Next, we define a process \(\varDelta \in P(Z,Y)\) such that Graph\((\varDelta )\setminus \left\{ (0,0)\right\} \subseteq \text{ int } (\text {Graph}(-S_{(z^*,y^*)}))\). We fix \(y_+ \in \text{ int } (Y_+)\) and take \(\epsilon >0\) from Lemma 3.2 corresponding to \(T=(-z^*,y^*) \in (Z\times Y)^*\) and \((0,y_+)\in Z \times Y\). Let B the closed unit ball of \(Z\times Y\) and \(0<\delta \le \epsilon \) such that \((0,y_+) + \delta B \subseteq \text{ int } (\text{ Graph }(-S_{(z^*,y^*)}))\) and \((0,0)\not \in (0,y_+) + \delta B\). Define the closed cone \(K:=\text{ cl }(\text{ cone }((0,y_+) + \delta B))\subset Z \times Y\) and the closed process \(\varDelta \in P(Z,Y)\) as Graph(\(\varDelta \)):=K. Let us check that \(Dom(\varDelta )=Z\). Fix any \(z \in Z\). As 0 belongs to interior of the canonical projection of \(\delta B\) on Z, there exists some n such that z/n belongs to such a projection.
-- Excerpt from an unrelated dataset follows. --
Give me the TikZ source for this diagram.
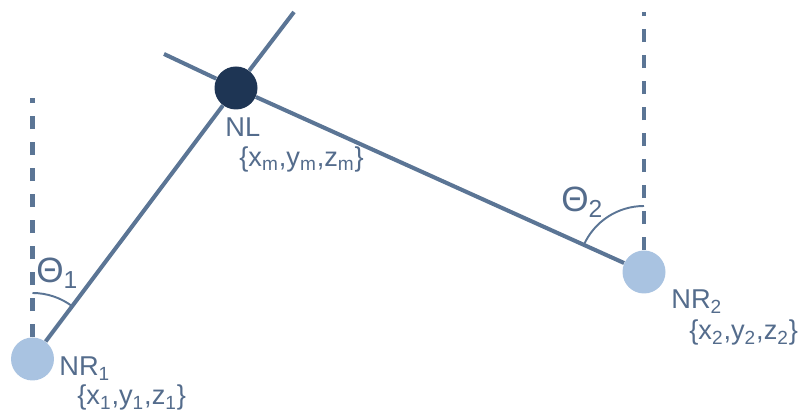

Then, there exists \(y \in Y\) such that \((z/n,y)\in \delta B\). Hence, \((0,ny_+)+(z,ny)\in K\), which yields \(n(y+y_+)\in \varDelta (z)\). To finish, we note that adapting the proof of Lemma 3.2 for \(T=(-z^*,y^*) \in (Z\times Y)^*\), we have that \(K\setminus \{(0,0)\}\subset \text{ int } (\text{ Graph }(-S_{(z^*,y^*)}))\).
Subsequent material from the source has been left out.